Advocates for Highway and Auto Safety, an appropriately named advocacy group, told the DC Circuit Court of Appeals last week that the Federal Motor Carrier Safety Administration broke the law again when it reinstated an hours-of-service rule for truck drivers that is making highways more dangerous. The FMCSA claims that the rule, which allows driving 11 hours per day and working up to 84 hours per week, does not lead to dangerous fatigue.
According to a report by Commerce Clearing House (CCH), a reply brief filed last Thursday refutes FMCSA’s argument that the rule has improved highway safety. The National Highway Traffic Safety Administration recently reported that deaths in truck accidents increased in 2004 and 2005, while the percentage of fatal crashes that result from driver fatigue rose 20 percent during the same period. "Because 2004 was the first year in which the new, longer hours of driving and work were put into effect, the negative impact is obvious," the brief states. In addition, FMCSA has acknowledged in the past that the risk of a crash doubles from the 8th hour to the 9th hour of driving, and doubles again from the 10th to the 11th hour.
The hours-of-service rule has twice been thrown out by a court. FMCSA first promulgated the regulation in 2003, increasing the number of hours truckers can drive.
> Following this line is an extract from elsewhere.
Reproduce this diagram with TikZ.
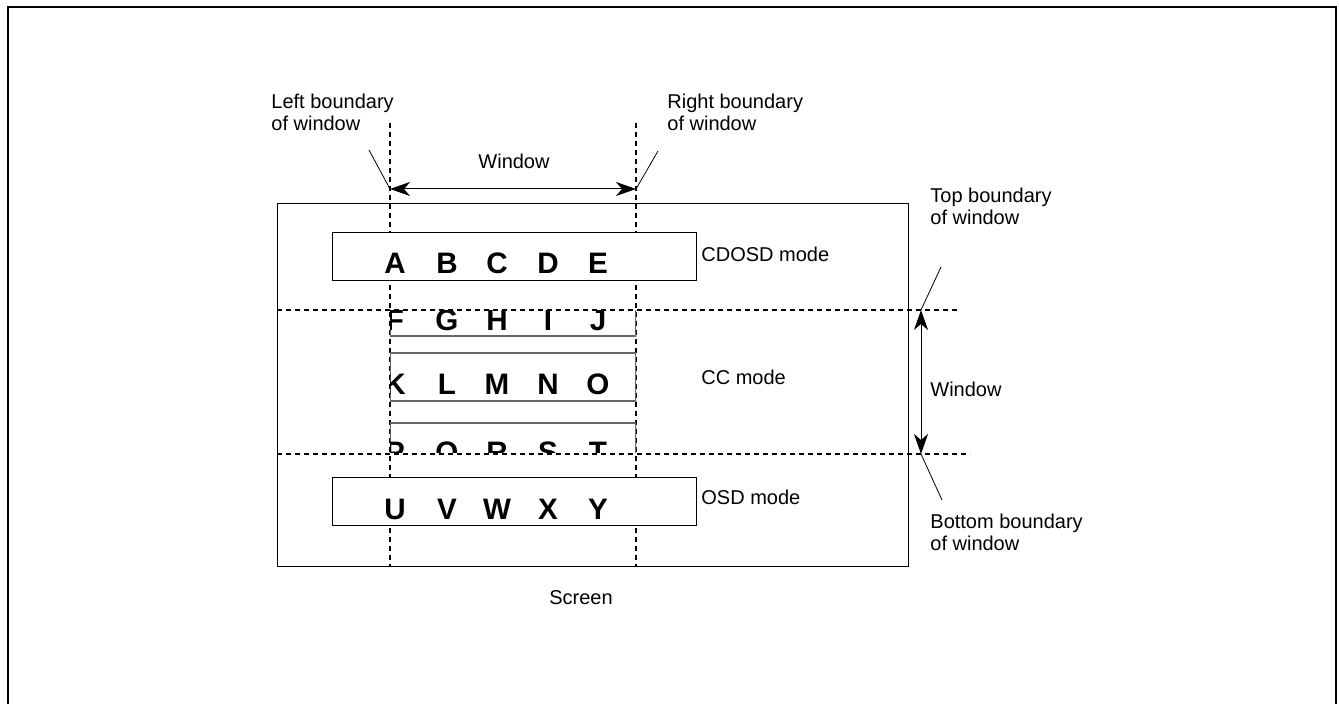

The Court of Appeals for the DC Circuit struck down the rule in 2004, but Congress reinstated it as part of the Surface Transportation Extension Act of 2004.
One may marvel at the stubborn resistance to common sense about fatigue hazards at the FMCSA. However, when I see how many former FMCSA officials retire to become shills for the trucking industry that they had been regulating, testifying in court and depositions that hardly anything a trucking company does is unsafe, it fits together.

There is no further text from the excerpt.